When you’re twenty, you can be messy, when you’re fifty, if you’re imperfect, you’re a failure.
My solution to all of this is to throw it all out of the window, burn these expectations to the ground, and reinvent what aging looks like for me. As a joke with a friend, I said that I was no longer going to even talk about age, mine or anyone else’s who is an adult. After twenty-one, we’re just ageless. I was kidding. And yet, I think there might be something to it.
A few weeks ago, I was driving to a bookstore with one of my friends. I met her through her fiance, who works with my husband. We had dinner with them one night and she and I clicked over the ACOTAR series, a fantasy book series, that we’re both obsessed with and we’ve been friends for a few years. Anyhow, I didn’t ask her age then and we haven’t talked about it since. So we’re driving to the bookstore and I said something about feeling old that day because my neck hurt from, ya know, breathing, and she said “You’re not old! You’re like a year older than me, right?” And I realized right then that I had no idea how old she was. I said, “I don’t know. How old are you?” And she said “twenty-eight.” I laughed and said, “Oh, Gods, no, I guess I’m way older than you.” She asked my age and when I told her, can I just tell you the look on her face was PRICELESS. Her pretty brown eyes went wide and she stared at me for a second, like searching my face for the lie. Finally, she said, “Well, you look the same age as me.” I thanked her and we laughed about it. And I realized in that moment, that if we had known each other’s ages right up front, would we have become really good friends like we are now? I’d like to think so, but who knows.
We share our age with people with the assumption that we’ll understand everything that there is to know about them with this information. But what if, we just get to know people as people without preconceived notions? What if we live a life that feels authentic to us, as long as it’s legal and doesn’t hurt anyone, without the “shoulds” of cultural expectations? What if we made space for growth, connection, curiosity, failure, and change, at every age?
For example, I have zero interest in abandoning my dreams because I’m “too old” for them. I was a late bloomer in a lot of ways. I grew up in chaos with a lot of abuse and neglect and spent much of my twenties in survival mode trying to figure out what I wanted and who I wanted to be. I didn’t figure that out until my thirties. Right now is the first time in my life. I feel like I have the tools that I need to focus on actually living my life instead of just trying to stay alive.

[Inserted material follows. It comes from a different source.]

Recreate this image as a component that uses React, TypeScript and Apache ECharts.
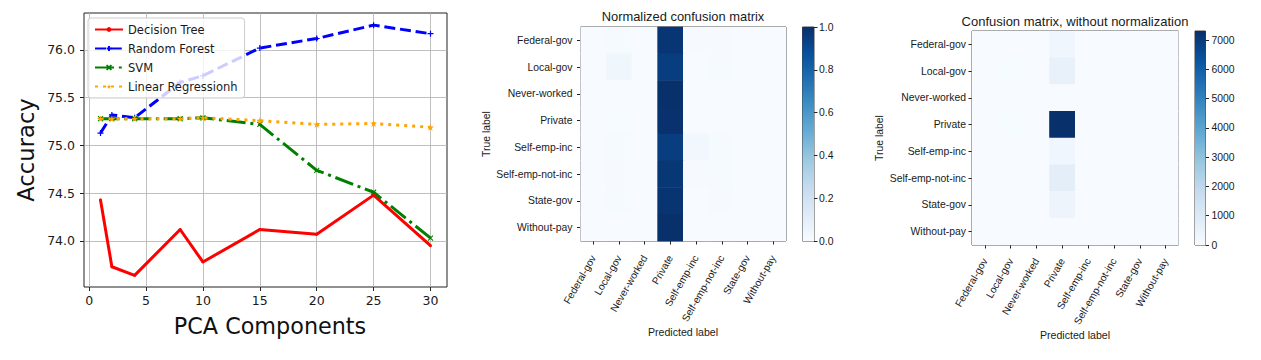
import React, { useEffect, useRef } from "react";
import * as echarts from "echarts";

// ---------- Line chart data ----------
const pcaComponents = [1, 2, 4, 8, 10, 15, 20, 25, 30];
const decisionTree = [74.43, 73.73, 73.64, 74.12, 73.78, 74.12, 74.07, 74.48, 73.95];
const randomForest = [75.13, 75.32, 75.29, 75.66, 75.73, 76.02, 76.12, 76.26, 76.17];
const svm = [75.28, 75.28, 75.28, 75.28, 75.29, 75.22, 74.74, 74.51, 74.03];
const linearRegression = [75.28, 75.28, 75.28, 75.28, 75.29, 75.26, 75.22, 75.23, 75.19];
const xTicks = [0, 5, 10, 15, 20, 25, 30];
const yTicks = [74.0, 74.5, 75.0, 75.5, 76.0];

// ---------- Confusion matrices ----------
const workclasses = [
  "Federal-gov",
  "Local-gov",
  "Never-worked",
  "Private",
  "Self-emp-inc",
  "Self-emp-not-inc",
  "State-gov",
  "Without-pay",
];
// rows = true label, cols = predicted label
const normalizedMatrix = [
  [0, 0.011, 0, 0.978, 0.004, 0.007, 0, 0],
  [0, 0.041, 0, 0.948, 0.002, 0.008, 0.002, 0],
  [0, 0, 0, 1.0, 0, 0, 0, 0],
  [0, 0.003, 0, 0.995, 0.001, 0.001, 0, 0],
  [0, 0.01, 0, 0.948, 0.031, 0.01, 0, 0],
  [0, 0.005, 0, 0.974, 0.005, 0.011, 0, 0],
  [0, 0.01, 0, 0.984, 0, 0.005, 0, 0],
  [0, 0, 0, 1.0, 0, 0, 0, 0],
];
const countMatrix = [
  [0, 3, 0, 265, 1, 2, 0, 0],
  [0, 24, 0, 560, 1, 5, 1, 0],
  [0, 0, 0, 2, 0, 0, 0, 0],
  [0, 20, 0, 7310, 8, 4, 1, 0],
  [0, 3, 0, 275, 9, 3, 0, 0],
  [0, 4, 0, 740, 4, 8, 0, 0],
  [0, 4, 0, 375, 0, 2, 0, 0],
  [0, 0, 0, 4, 0, 0, 0, 0],
];
const normTicks = [0, 0.2, 0.4, 0.6, 0.8, 1.0];
const countTicks = [0, 1000, 2000, 3000, 4000, 5000, 6000, 7000];
const countMax = 7310;

const blues = [
  "#f7fbff",
  "#deebf7",
  "#c6dbef",
  "#9ecae1",
  "#6baed6",
  "#4292c6",
  "#2171b5",
  "#08519c",
  "#08306b",
];

const MPL = "DejaVu Sans";
const CM = "Liberation Sans";
const TXT = "#1a1a1a";

function toCells(m: number[][]) {
  const out: number[][] = [];
  m.forEach((row, r) => row.forEach((v, c) => out.push([c, r, v])));
  return out;
}

function cbGradient() {
  return new echarts.graphic.LinearGradient(
    0,
    1,
    0,
    0,
    blues.map((c, i) => ({ offset: i / (blues.length - 1), color: c }))
  );
}

function matrixXAxis(gridIndex: number, margin: number) {
  return {
    gridIndex,
    type: "category",
    data: workclasses,
    axisLine: { show: false, onZero: false },
    axisTick: { show: true, alignWithLabel: true, interval: 0, length: 3.5, lineStyle: { color: "#222", width: 1 } },
    axisLabel: { interval: 0, rotate: 60, fontSize: 10.2, fontFamily: CM, color: TXT, margin },
    splitLine: { show: false },
  };
}
function matrixYAxis(gridIndex: number, margin: number) {
  return {
    gridIndex,
    type: "category",
    data: workclasses,
    inverse: true,
    axisLine: { show: false, onZero: false },
    axisTick: { show: true, alignWithLabel: true, interval: 0, length: 3.5, lineStyle: { color: "#222", width: 1 } },
    axisLabel: { interval: 0, fontSize: 10.4, fontFamily: CM, color: TXT, margin },
    splitLine: { show: false },
  };
}
function cbXAxis(gridIndex: number) {
  return { gridIndex, type: "category", data: ["cb"], show: false };
}
function cbYAxis(gridIndex: number, max: number, ticks: number[], fmt: (v: number) => string, margin: number) {
  return {
    gridIndex,
    type: "value",
    position: "right",
    min: 0,
    max,
    axisLine: { show: false, onZero: false },
    axisTick: { show: true, length: 3.5, customValues: ticks, lineStyle: { color: "#222", width: 1 } },
    axisLabel: { customValues: ticks, formatter: fmt, fontSize: 10.4, fontFamily: CM, color: TXT, margin },
    splitLine: { show: false },
  };
}

export default function App() {
  const ref = useRef<HTMLDivElement>(null);
  useEffect(() => {
    if (!ref.current) return;
    const chart = echarts.init(ref.current, null, { renderer: "svg" });
    const pts = (vals: number[]) => pcaComponents.map((x, i) => [x, vals[i]]);
    const option: any = {
      animation: false,
      textStyle: { fontFamily: MPL },
      grid: [
        { left: 84, top: 13, width: 363, height: 274, show: true, borderColor: "#222", borderWidth: 1 },
        { left: 580.5, top: 27, width: 205.5, height: 214, show: true, borderColor: "#222", borderWidth: 1 },
        { left: 802.5, top: 27, width: 11.5, height: 214, show: true, borderColor: "#444", borderWidth: 1 },
        { left: 972, top: 31, width: 206.5, height: 214, show: true, borderColor: "#222", borderWidth: 1 },
        { left: 1195, top: 31, width: 10.5, height: 214, show: true, borderColor: "#444", borderWidth: 1 },
      ],
      xAxis: [
        {
          gridIndex: 0,
          type: "value",
          min: -0.45,
          max: 31.45,
          axisLine: { show: false, onZero: false },
          axisTick: { show: true, length: 4, customValues: xTicks, lineStyle: { color: "#222", width: 1 } },
          axisLabel: { customValues: xTicks, fontSize: 12.5, fontFamily: MPL, color: TXT, margin: 7 },
          splitLine: { show: true, lineStyle: { color: "#b0b0b0", width: 0.8 } },
        },
        matrixXAxis(1, 15),
        cbXAxis(2),
        matrixXAxis(3, 14),
        cbXAxis(4),
      ],
      yAxis: [
        {
          gridIndex: 0,
          type: "value",
          min: 73.518,
          max: 76.387,
          axisLine: { show: false, onZero: false },
          axisTick: { show: true, length: 4, customValues: yTicks, lineStyle: { color: "#222", width: 1 } },
          axisLabel: {
            customValues: yTicks,
            formatter: (v: number) => v.toFixed(1),
            fontSize: 12.5,
            fontFamily: MPL,
            color: TXT,
            margin: 9,
          },
          splitLine: { show: true, lineStyle: { color: "#b0b0b0", width: 0.8 } },
        },
        matrixYAxis(1, 8),
        cbYAxis(2, 1, normTicks, (v: number) => v.toFixed(1), 5),
        matrixYAxis(3, 6),
        cbYAxis(4, countMax, countTicks, (v: number) => String(v), 6),
      ],
      legend: {
        data: ["Decision Tree", "Random Forest", "SVM", "Linear Regressionh"],
        orient: "vertical",
        left: 88,
        top: 18,
        itemWidth: 28,
        itemHeight: 6,
        itemGap: 6,
        padding: [5, 7, 5, 6],
        backgroundColor: "rgba(255,255,255,0.8)",
        borderColor: "#cccccc",
        borderWidth: 1,
        borderRadius: 3,
        textStyle: { fontSize: 11.5, lineHeight: 13, fontFamily: MPL, color: TXT },
        selectedMode: false,
      },
      visualMap: [
        { type: "continuous", show: false, seriesIndex: 4, min: 0, max: 1, inRange: { color: blues } },
        { type: "continuous", show: false, seriesIndex: 6, min: 0, max: countMax, inRange: { color: blues } },
      ],
      series: [
        {
          name: "Decision Tree",
          type: "line",
          xAxisIndex: 0,
          yAxisIndex: 0,
          data: pts(decisionTree),
          symbol: "circle",
          symbolSize: 3,
          color: "#ff0000",
          lineStyle: { color: "#ff0000", width: 3, type: "solid" },
          itemStyle: { color: "#ff0000", borderWidth: 0 },
          emphasis: { disabled: true },
        },
        {
          name: "Random Forest",
          type: "line",
          xAxisIndex: 0,
          yAxisIndex: 0,
          data: pts(randomForest),
          symbol: "path://M0,5L10,5M5,0L5,10",
          symbolSize: 6,
          color: "#0000ff",
          lineStyle: { color: "#0000ff", width: 3, type: [11, 4.8] },
          itemStyle: { color: "#0000ff", borderColor: "#0000ff", borderWidth: 1.2 },
          emphasis: { disabled: true },
        },
        {
          name: "SVM",
          type: "line",
          xAxisIndex: 0,
          yAxisIndex: 0,
          data: pts(svm),
          symbol: "path://M0,0L10,10M10,0L0,10",
          symbolSize: 5,
          color: "#008000",
          lineStyle: { color: "#008000", width: 3, type: [19, 4.8, 3, 4.8] },
          itemStyle: { color: "#008000", borderColor: "#008000", borderWidth: 1.1 },
          emphasis: { disabled: true },
        },
        {
          name: "Linear Regressionh",
          type: "line",
          xAxisIndex: 0,
          yAxisIndex: 0,
          data: pts(linearRegression),
          symbol: "path://M5,0L6.2,3.6L10,3.6L6.9,5.9L8.1,9.5L5,7.3L1.9,9.5L3.1,5.9L0,3.6L3.8,3.6Z",
          symbolSize: 7,
          color: "#ffa500",
          lineStyle: { color: "#ffa500", width: 3, type: [3, 5] },
          itemStyle: { color: "#ffa500", borderWidth: 0 },
          emphasis: { disabled: true },
        },
        {
          type: "heatmap",
          xAxisIndex: 1,
          yAxisIndex: 1,
          data: toCells(normalizedMatrix),
          emphasis: { disabled: true },
        },
        {
          type: "bar",
          xAxisIndex: 2,
          yAxisIndex: 2,
          data: [1],
          barWidth: "100%",
          itemStyle: { color: cbGradient() },
          emphasis: { disabled: true },
        },
        {
          type: "heatmap",
          xAxisIndex: 3,
          yAxisIndex: 3,
          data: toCells(countMatrix),
          emphasis: { disabled: true },
        },
        {
          type: "bar",
          xAxisIndex: 4,
          yAxisIndex: 4,
          data: [countMax],
          barWidth: "100%",
          itemStyle: { color: cbGradient() },
          emphasis: { disabled: true },
        },
      ],
      graphic: [
        {
          type: "text",
          x: 26,
          y: 150,
          rotation: Math.PI / 2,
          style: { text: "Accuracy", fontSize: 22.7, fontFamily: MPL, fill: "#111", align: "center", verticalAlign: "middle" },
        },
        {
          type: "text",
          x: 270,
          y: 326,
          style: { text: "PCA Components", fontSize: 22.3, fontFamily: MPL, fill: "#111", align: "center", verticalAlign: "middle" },
        },
        {
          type: "text",
          x: 683,
          y: 16.5,
          style: { text: "Normalized confusion matrix", fontSize: 12.9, fontFamily: CM, fill: TXT, align: "center", verticalAlign: "middle" },
        },
        {
          type: "text",
          x: 1075,
          y: 21.5,
          style: { text: "Confusion matrix, without normalization", fontSize: 13, fontFamily: CM, fill: TXT, align: "center", verticalAlign: "middle" },
        },
        {
          type: "text",
          x: 486,
          y: 134,
          rotation: Math.PI / 2,
          style: { text: "True label", fontSize: 10.4, fontFamily: CM, fill: TXT, align: "center", verticalAlign: "middle" },
        },
        {
          type: "text",
          x: 879,
          y: 138,
          rotation: Math.PI / 2,
          style: { text: "True label", fontSize: 10.4, fontFamily: CM, fill: TXT, align: "center", verticalAlign: "middle" },
        },
        {
          type: "text",
          x: 683,
          y: 331.5,
          style: { text: "Predicted label", fontSize: 10.6, fontFamily: CM, fill: TXT, align: "center", verticalAlign: "middle" },
        },
        {
          type: "text",
          x: 1075,
          y: 334.5,
          style: { text: "Predicted label", fontSize: 10.6, fontFamily: CM, fill: TXT, align: "center", verticalAlign: "middle" },
        },
      ],
    };
    chart.setOption(option);
    return () => chart.dispose();
  }, []);
  return (
    <div
      ref={ref}
      style={{ position: "absolute", left: 0, top: 0, width: 1261, height: 360, background: "#fff" }}
    />
  );
}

I love to travel, love culture, love dancing, and clothing. I’m not going to dress in paper bags because I’m “old.” Like any parent, I’m going to live in sweatpants, but it will be a cool matching sweatsuit set with nikes because I am forty and covered in sticky preschooler handprints but I am not dead. I like K-pop. Like a lot. Imagine the drama of a drag show, mixed with race cars, men and women who look ethereal, and synchronized dancing. It’s an ADHD fever dream. I want to travel with friends. I want to occasionally have friend sleepovers where we lay in bed and talk while watching a throwback 90’s film. I want to try new things, all the time, forever. Of course, I am a mom, and I have a dog and now a gecko (thanks Santa) and I have a career that I have to show up for responsibly every single day. Being a parent is the biggest joy of my life and the thing I take the most seriously. But I am a three-dimensional whole human with things I want for myself, too, and those things don’t need to be dismissed or bogged down because of my birth year.